Beginning the Journey of Dismantling White Supremacy Through Education & Self-Inquiry

Over the past few weeks, business leaders across the country and world have expressed allyship with the BIPOC community and have publicly committed to the complicated task of dismantling white supremacy and racial injustice.  However, bringing this vision to fruition does not end with a company statement or social media post, but involves a long journey of self-inquiry and understanding of systemic racism, followed by action and significant structural changes.

VBSR internally began this journey last week. We feel late in doing so, but have been both heartened and challenged by the meaningful discussions with staff, board members, and member businesses on race, equity, and justice as well as how VBSR can stand in solidarity with the racial justice movement and work to tear down systems of oppression.

To that end, VBSR board and staff will continue our dialogue and hope to inform this transformation by educating ourselves on issues such as white fragility, internal and external biases, and the many forms privilege we as Vermonters experience. Right now that includes a reading of “Me and White Supremacy” by Layla F Saad and a series of facilitated discussion groups to unpack all that we’ve learned.

This is just a first step in understanding at the individual and organizational level the totality of white supremacy and recognizing the layers of “White Fragility” that present themselves in our work. We want to encourage VBSR members to implement similar programs to encourage individualized education alongside group discussion and processing.
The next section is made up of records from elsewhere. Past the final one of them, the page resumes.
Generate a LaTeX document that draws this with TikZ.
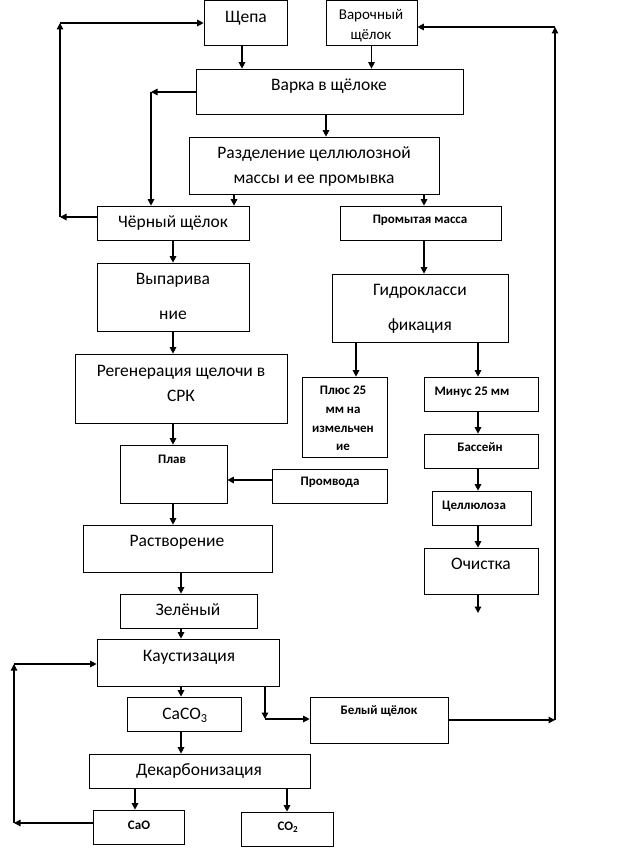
\documentclass[tikz,border=0pt]{standalone}
\usepackage{fontspec}
\setmainfont{Carlito}
\usetikzlibrary{arrows.meta,calc}
\newcommand\bx[5]{\node[box, minimum width={(#4)-(#2)}, minimum height={(#5)-(#3)}] (#1) at ({((#2)+(#4))/2},{((#3)+(#5))/2}) {};}
\begin{document}
\begin{tikzpicture}[x=1pt,y=-1pt,
  box/.style={draw, line width=0.7pt, inner sep=0pt},
  arr/.style={line width=1.3pt, -{Triangle[length=6.5pt,width=6.5pt]}},
  big/.style={font=\fontsize{17.5}{20}\selectfont, inner sep=0pt, text height=9pt, text depth=0pt},
  mid/.style={font=\fontsize{15}{17}\selectfont, inner sep=0pt, text height=7.5pt, text depth=0pt},
  sm/.style={font=\bfseries\fontsize{13}{15}\selectfont, inner sep=0pt, text height=6.5pt, text depth=0pt}]
\useasboundingbox (0,0) rectangle (619,851);
% boxes
\bx{shchepa}{204}{0}{287}{45}
\bx{varoch}{326}{0}{417}{45}
\bx{varka}{196}{69}{463}{114}
\bx{razd}{189}{137}{439}{194}
\bx{black}{97}{206}{249}{240}
\bx{promyt}{340}{206}{501}{240}
\bx{gidro}{332}{274}{508}{342}
\bx{plus}{302}{377}{387}{457}
\bx{minus}{424}{377}{538}{411}
\bx{bass}{424}{434}{538}{468}
\bx{cell}{432}{491}{531}{525}
\bx{ochist}{424}{548}{538}{594}
\bx{vyp}{97}{263}{249}{331}
\bx{regen}{75}{354}{287}{423}
\bx{plav}{120}{445}{227}{503}
\bx{promvoda}{272}{469}{387}{503}
\bx{rastv}{83}{525}{272}{572}
\bx{zel}{120}{594}{257}{628}
\bx{kaust}{97}{639}{279}{686}
\bx{caco}{127}{697}{241}{731}
\bx{belyi}{310}{697}{448}{743}
\bx{dekarb}{89}{754}{310}{788}
\bx{cao}{93}{810}{184}{844}
\bx{co2}{241}{812}{333}{846}
% texts
\node[big] (t1) at (246,18) {Щепа};
\node[mid] (t2a) at (371,16) {Варочный};
\node[mid] (t2b) at (371,36) {щёлок};
\node[big] (t3) at (329,86) {Варка в щёлоке};
\node[big] (t4a) at (314,154) {Разделение целлюлозной};
\node[big] (t4b) at (314,179) {массы и ее промывка};
\node[big] (t5) at (173,223) {Чёрный щёлок};
\node[sm] (t6) at (420,220) {Промытая масса};
\node[big] (t7a) at (420,291) {Гидрокласси};
\node[big] (t7b) at (420,326) {фикация};
\node[sm] (t8a) at (343,391) {Плюс 25};
\node[sm] (t8b) at (343,410) {мм на};
\node[sm] (t8c) at (343,429) {измельчен};
\node[sm] (t8d) at (343,447) {ие};
\node[sm] (t9) at (472,392) {Минус 25 мм};
\node[sm] (t10) at (480,448) {Бассейн};
\node[sm] (t11) at (474,506) {Целлюлоза};
\node[big] (t12) at (481,565) {Очистка};
\node[big] (t13a) at (173,280) {Выпарива};
\node[big] (t13b) at (173,315) {ние};
\node[big] (t14a) at (181,372) {Регенерация щелочи в};
\node[big] (t14b) at (181,397) {СРК};
\node[sm] (t15) at (172,460) {Плав};
\node[sm] (t16) at (330,482) {Промвода};
\node[big] (t17) at (177,542) {Растворение};
\node[big] (t18) at (188,611) {Зелёный};
\node[big] (t19) at (189,657) {Каустизация};
\node[big] (t20) at (185,715) {CaCO\textsubscript{3}};
\node[big] (t21) at (199,771) {Декарбонизация};
\node[sm] (t22) at (139,826) {CaO};
\node[sm] (t23) at (288,827) {CO\textsubscript{2}};
\node[sm] (t24) at (379,711) {Белый щёлок};
% coordinates for loops
\coordinate (L1) at (60,217);
\coordinate (L2) at (60,23);
\coordinate (V1) at (151,92);
\coordinate (R1) at (555,720);
\coordinate (R2) at (555,27);
\coordinate (K1) at (265,719);
\coordinate (B1) at (14,823);
\coordinate (B2) at (14,664);
\coordinate (E1) at (478,613);
% vertical arrows
\draw[arr] ([xshift=-3.5pt]shchepa.south) -- ([xshift=-3.5pt]shchepa.south |- varka.north);
\draw[arr] (varoch.south) -- (varoch.south |- varka.north);
\draw[arr] ([xshift=-3.5pt]varka.south) -- ([xshift=-3.5pt]varka.south |- razd.north);
\draw[arr] (razd.south -| 234,0) -- (black.north -| 234,0);
\draw[arr] (razd.south -| 424,0) -- (promyt.north -| 424,0);
\draw[arr] (promyt.south -| 424,0) -- (gidro.north -| 424,0);
\draw[arr] (gidro.south -| 356,0) -- (plus.north -| 356,0);
\draw[arr] (gidro.south -| 478,0) -- (minus.north -| 478,0);
\draw[arr] (minus.south -| 478,0) -- (bass.north -| 478,0);
\draw[arr] (bass.south -| 478,0) -- (cell.north -| 478,0);
\draw[arr] (cell.south -| 478,0) -- (ochist.north -| 478,0);
\draw[arr] (ochist.south -| E1) -- (E1);
\draw[arr] (black.south) -- (vyp.north);
\draw[arr] (vyp.south) -- (vyp.south |- regen.north);
\draw[arr] (regen.south -| vyp.south) -- (vyp.south |- plav.north);
\draw[arr] (plav.south -| vyp.south) -- (vyp.south |- rastv.north);
\draw[arr] (rastv.south -| 181,0) -- (zel.north -| 181,0);
\draw[arr] (zel.south -| 181,0) -- (kaust.north -| 181,0);
\draw[arr] (kaust.south -| 181,0) -- (caco.north -| 181,0);
\draw[arr] (caco.south -| 181,0) -- (dekarb.north -| 181,0);
\draw[arr] (dekarb.south -| 135,0) -- (cao.north -| 135,0);
\draw[arr] (dekarb.south -| 287,0) -- (co2.north -| 287,0);
\draw[arr] (promvoda.west |- 0,480) -- (plav.east |- 0,480);
% loops
\draw[arr] (black.west |- L1) -- (L1);
\draw[arr] (L1) -- (L2);
\draw[arr] (L2) -- (shchepa.west |- L2);
\draw[arr] (varka.west |- V1) -- (V1);
\draw[arr] (V1) -- (V1 |- black.north);
\draw[arr] (belyi.east |- R1) -- (R1);
\draw[arr] (R1) -- (R2);
\draw[arr] (R2) -- (varoch.east |- R2);
\draw[arr] (kaust.south -| K1) -- (K1);
\draw[arr] (K1) -- (belyi.west |- K1);
\draw[arr] (cao.west |- B1) -- (B1);
\draw[arr] (B1) -- (B2);
\draw[arr] (B2) -- (kaust.west |- B2);
\end{tikzpicture}
\end{document}
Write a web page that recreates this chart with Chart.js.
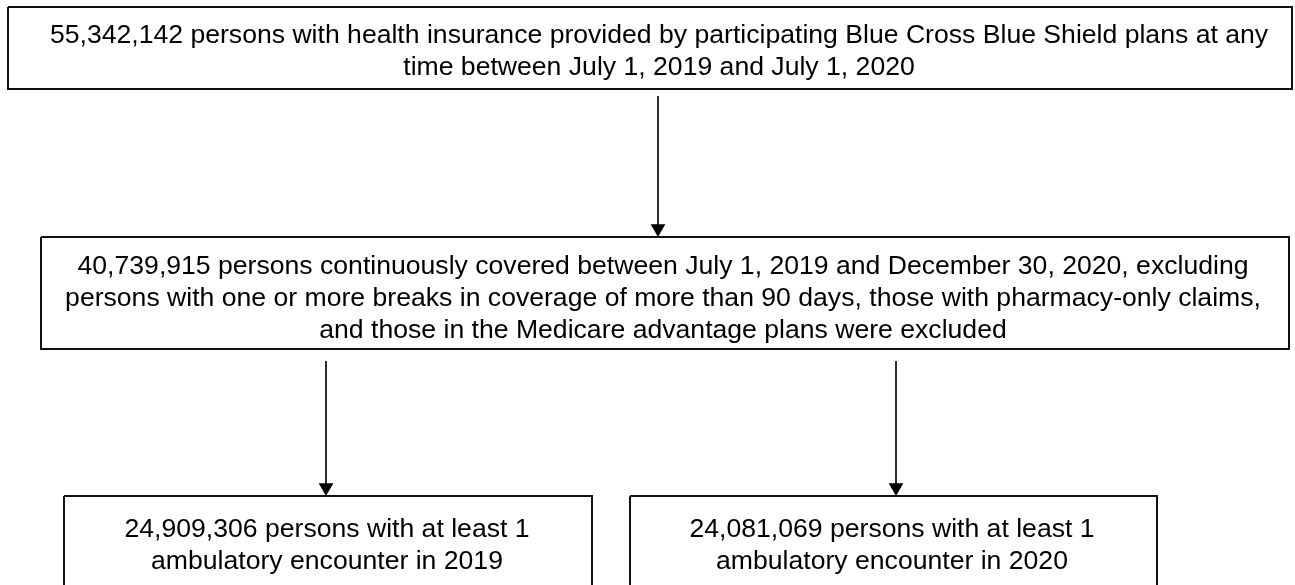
<!DOCTYPE html>
<html>
<head>
<meta charset="utf-8">
<script src="https://cdn.jsdelivr.net/npm/chart.js@4/dist/chart.umd.min.js"></script>
<style>
  html, body { margin: 0; padding: 0; background: #ffffff; }
  #wrap { width: 1295px; height: 585px; }
</style>
</head>
<body>
<div id="wrap"><canvas id="c" width="1295" height="585"></canvas></div>
<script>
// ---- Data ----
const stageCounts = [55342142, 40739915, 24909306, 24081069];
const stageText = [
  ["{n} persons with health insurance provided by participating Blue Cross Blue Shield plans at any",
   "time between July 1, 2019 and July 1, 2020"],
  ["{n} persons continuously covered between July 1, 2019 and December 30, 2020, excluding",
   "persons with one or more breaks in coverage of more than 90 days, those with pharmacy-only claims,",
   "and those in the Medicare advantage plans were excluded"],
  ["{n} persons with at least 1",
   "ambulatory encounter in 2019"],
  ["{n} persons with at least 1",
   "ambulatory encounter in 2020"]
];
const links = [[0, 1], [1, 2], [1, 3]];

// ---- Layout (diagram coordinates, same units as the chart scales) ----
const layout = {
  boxes: [
    { l: 8,  r: 1292, t: 7,   b: 89,  textX: 659, baselines: [43, 75],        font: 26.6 },
    { l: 41, r: 1289, t: 237, b: 349, textX: 663, baselines: [274, 306, 338], font: 26.6 },
    { l: 64, r: 592,  t: 496, b: 620, textX: 327, baselines: [537, 569],      font: 26.6 },
    { l: 630, r: 1157, t: 496, b: 620, textX: 892, baselines: [537, 569],     font: 26.6 }
  ],
  arrows: [
    { x: 658, y0: 96,  y1: 237 },
    { x: 326, y0: 361, y1: 496 },
    { x: 896, y0: 361, y1: 496 }
  ],
  headR: 8.5
};

function fmt(n) { return n.toLocaleString('en-US'); }

const datasets = [];
layout.boxes.forEach((b, i) => {
  datasets.push({
    label: 'box' + i,
    data: [{x: b.l, y: b.t}, {x: b.r, y: b.t}, {x: b.r, y: b.b}, {x: b.l, y: b.b}, {x: b.l, y: b.t}],
    showLine: true, borderColor: '#111111', borderWidth: 2, pointRadius: 0,
    fill: false, tension: 0, borderJoinStyle: 'miter'
  });
});
links.forEach((lk, i) => {
  const a = layout.arrows[i];
  datasets.push({
    label: 'arrow' + i,
    data: [{x: a.x, y: a.y0}, {x: a.x, y: a.y1 - layout.headR}],
    showLine: true, borderColor: '#111111', borderWidth: 1, tension: 0,
    pointRadius: [0, layout.headR], pointStyle: 'triangle', pointRotation: 180,
    pointBackgroundColor: '#000000', pointBorderColor: '#000000', pointBorderWidth: 0
  });
});

const textPlugin = {
  id: 'boxText',
  afterDatasetsDraw(chart) {
    const ctx = chart.ctx, xs = chart.scales.x, ys = chart.scales.y;
    ctx.save();
    ctx.fillStyle = '#000000';
    ctx.textAlign = 'center';
    ctx.textBaseline = 'alphabetic';
    layout.boxes.forEach((b, i) => {
      ctx.font = b.font + 'px "Liberation Sans", Arial, sans-serif';
      const cx = xs.getPixelForValue(b.textX);
      stageText[i].forEach((line, j) => {
        const txt = line.replace('{n}', fmt(stageCounts[i]));
        ctx.fillText(txt, cx, ys.getPixelForValue(b.baselines[j]));
      });
    });
    ctx.restore();
  }
};

new Chart(document.getElementById('c'), {
  type: 'scatter',
  data: { datasets },
  options: {
    responsive: false,
    animation: false,
    layout: { padding: 0, autoPadding: false },
    plugins: { legend: { display: false }, tooltip: { enabled: false } },
    scales: {
      x: { type: 'linear', min: 0, max: 1295, display: false },
      y: { type: 'linear', min: 0, max: 585, reverse: true, display: false }
    }
  },
  plugins: [textPlugin]
});
</script>
</body>
</html>
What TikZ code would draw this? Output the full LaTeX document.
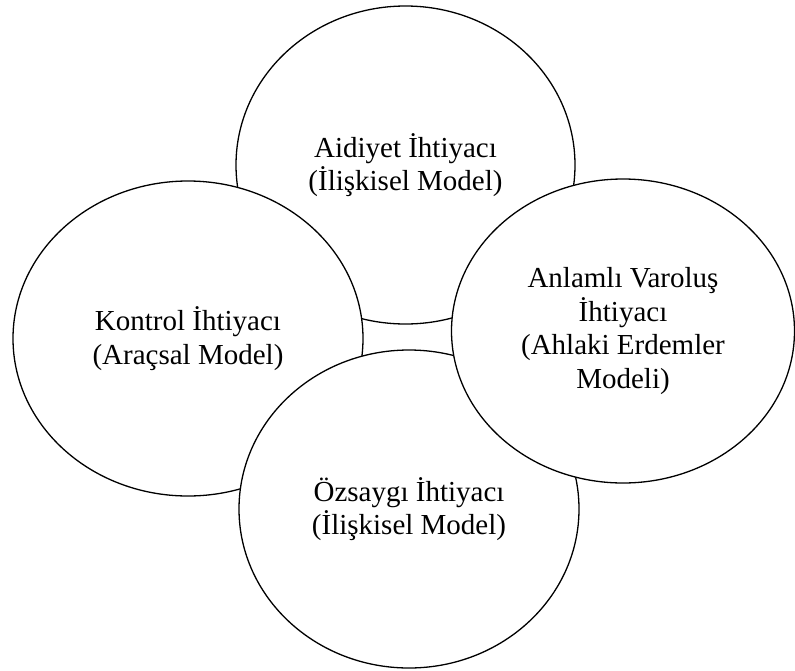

Education and self-inquiry are only the beginning of the long road ahead to collectively dismantle racism.  In a recent piece in the Washington Post Tre Johnson warns,

The right acknowledgment of black justice, humanity, freedom and happiness won’t be found in your book clubs, protest signs, chalk talks or organizational statements. It will be found in your earnest willingness to dismantle systems that stand in our way — be they at your job, in your social network, your neighborhood associations, your family or your home.” 

A lot more work is needed than reading and discussing a book, but understanding these issues is absolutely necessary to make intentional, lasting change.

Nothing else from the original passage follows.